__WHAT YOU ARE ASKED TO DO__:
Please print exactly the lines below, from the start of the material up to and including the line with "const yAxisTitle = 'Yearly costs [MoECU]';", but none of the pictures.

__DATA BLOCK__:
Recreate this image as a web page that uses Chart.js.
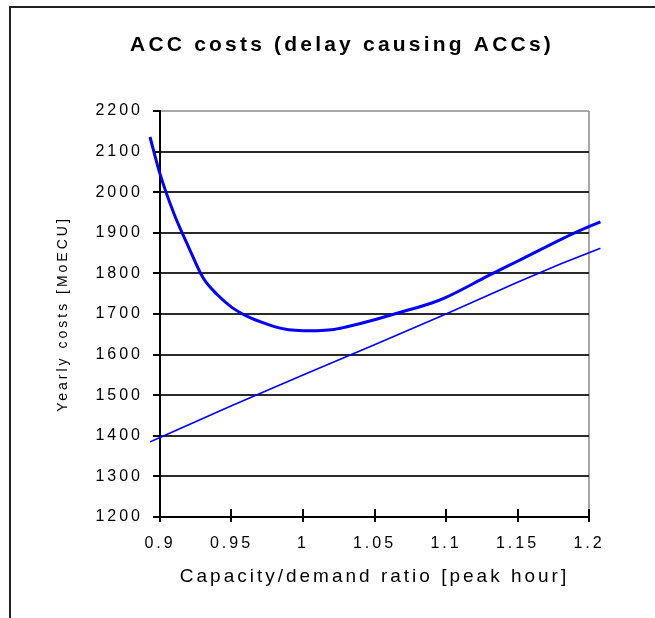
<!DOCTYPE html>
<html>
<head>
<meta charset="utf-8">
<script src="https://cdn.jsdelivr.net/npm/chart.js@4"></script>
<style>
    html, body { margin: 0; padding: 0; background: #fff; overflow: hidden; }
    #frame { position: absolute; left: 9px; top: 6px; width: 700px; height: 700px; border: 2px solid #222; }
    #wrap { position: absolute; left: 0; top: 0; width: 655px; height: 618px; }
</style>
</head>
<body>
<div id="frame"></div>
<div id="wrap"><canvas id="chart"></canvas></div>
<script>
// Texts
const chartTitle = 'ACC costs (delay causing ACCs)';
const xAxisTitle = 'Capacity/demand ratio [peak hour]';
const yAxisTitle = 'Yearly costs [MoECU]';

// Axis ticks
const xTicks = [0.9, 0.95, 1, 1.05, 1.1, 1.15, 1.2];
const xTickLabels = ['0.9', '0.95', '1', '1.05', '1.1', '1.15', '1.2'];
const yTicks = [1200, 1300, 1400, 1500, 1600, 1700, 1800, 1900, 2000, 2100, 2200];
const yTickLabels = ['1200', '1300', '1400', '1500', '1600', '1700', '1800', '1900', '2000', '2100', '2200'];

// Total cost curve (thick line)
const costRatio = [0.893, 0.9, 0.91, 0.92, 0.93, 0.94, 0.95, 0.96, 0.97, 0.98, 0.99, 1.0, 1.01, 1.02, 1.03, 1.05, 1.07, 1.09, 1.1, 1.13, 1.15, 1.19, 1.208];
const costValues = [2136, 2045, 1945, 1865, 1790, 1748, 1717, 1696, 1681, 1669, 1661, 1659, 1659, 1661, 1668, 1686, 1706, 1727, 1741, 1795, 1830, 1900, 1927];

// Straight line (thin line)
const lineRatio = [0.893, 0.9, 0.95, 1.0, 1.05, 1.1, 1.15, 1.18, 1.208];
const lineValues = [1385, 1396, 1474, 1550, 1624, 1700, 1778, 1823, 1862];

Chart.defaults.font.family = '"Liberation Sans", Arial, sans-serif';
Chart.defaults.color = '#000';

const spacingPlugin = {
    id: 'spacing',
    beforeLayout(chart) { chart.ctx.letterSpacing = '3px'; },
    beforeDraw(chart) { chart.ctx.letterSpacing = '3px'; },
    beforeDatasetsDraw(chart) {
        // upper half of the x axis tick marks
        const { ctx, chartArea, scales } = chart;
        ctx.save();
        ctx.strokeStyle = '#000';
        ctx.lineWidth = 2;
        xTicks.forEach(v => {
            const px = Math.round(scales.x.getPixelForValue(v));
            ctx.beginPath();
            ctx.moveTo(px, chartArea.bottom - 8);
            ctx.lineTo(px, chartArea.bottom);
            ctx.stroke();
        });
        ctx.restore();
    },
    afterDraw(chart) {
        const ctx = chart.ctx;
        ctx.save();
        ctx.letterSpacing = '3.2px';
        ctx.font = 'bold 21px "Liberation Sans", Arial, sans-serif';
        ctx.fillStyle = '#000';
        ctx.textAlign = 'center';
        ctx.textBaseline = 'middle';
        ctx.fillText(chartTitle, 342, 45);
        ctx.restore();
    }
};

new Chart(document.getElementById('chart'), {
    type: 'line',
    data: {
        datasets: [{
            label: 'ACC costs',
            data: costRatio.map((x, i) => ({ x: x, y: costValues[i] })),
            borderColor: '#0000ff',
            borderWidth: 3,
            pointRadius: 0,
            cubicInterpolationMode: 'monotone',
            clip: false
        }, {
            label: 'Linear',
            data: lineRatio.map((x, i) => ({ x: x, y: lineValues[i] })),
            borderColor: '#0000ff',
            borderWidth: 1.6,
            pointRadius: 0,
            clip: false
        }]
    },
    options: {
        responsive: true,
        maintainAspectRatio: false,
        animation: false,
        layout: { padding: { top: 111, right: 66, bottom: 21, left: 0 } },
        plugins: {
            legend: { display: false },
            title: { display: false },
            tooltip: { enabled: false }
        },
        scales: {
            x: {
                type: 'linear',
                min: 0.9,
                max: 1.2,
                afterBuildTicks: s => { s.ticks = xTicks.map(v => ({ value: v })); },
                afterFit: s => { s.height = 80; },
                ticks: {
                    callback: (v, i) => xTickLabels[i],
                    padding: 12,
                    maxRotation: 0,
                    autoSkip: false,
                    font: { size: 16 }
                },
                grid: {
                    color: c => (c.tick && c.tick.value === 1.2 ? '#a8a8a8' : 'rgba(0,0,0,0)'),
                    tickColor: '#000',
                    tickLength: 5,
                    lineWidth: 2
                },
                border: { color: '#000', width: 2 },
                title: {
                    display: true,
                    text: xAxisTitle,
                    font: { size: 19 },
                    padding: { top: 0, bottom: 9 }
                }
            },
            y: {
                min: 1200,
                max: 2200,
                afterBuildTicks: s => { s.ticks = yTicks.map(v => ({ value: v })); },
                afterFit: s => { s.width = 160; },
                ticks: {
                    callback: (v, i) => yTickLabels[i],
                    padding: 10,
                    font: { size: 16 }
                },
                grid: {
                    color: c => (c.tick && c.tick.value === 2200 ? '#a8a8a8' : '#2a2a2a'),
                    tickColor: '#000',
                    tickLength: 7,
                    lineWidth: 2
                },
                border: { color: '#000', width: 2 },
                title: {
                    display: true,
                    text: yAxisTitle,
                    font: { size: 14 },
                    padding: { top: 55, bottom: 0 }
                }
            }
        }
    },
    plugins: [spacingPlugin]
});
</script>
</body>
</html>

__WORKED ANSWER__:
Recreate this image as a web page that uses Chart.js.
<!DOCTYPE html>
<html>
<head>
<meta charset="utf-8">
<script src="https://cdn.jsdelivr.net/npm/chart.js@4"></script>
<style>
    html, body { margin: 0; padding: 0; background: #fff; overflow: hidden; }
    #frame { position: absolute; left: 9px; top: 6px; width: 700px; height: 700px; border: 2px solid #222; }
    #wrap { position: absolute; left: 0; top: 0; width: 655px; height: 618px; }
</style>
</head>
<body>
<div id="frame"></div>
<div id="wrap"><canvas id="chart"></canvas></div>
<script>
// Texts
const chartTitle = 'ACC costs (delay causing ACCs)';
const xAxisTitle = 'Capacity/demand ratio [peak hour]';
const yAxisTitle = 'Yearly costs [MoECU]';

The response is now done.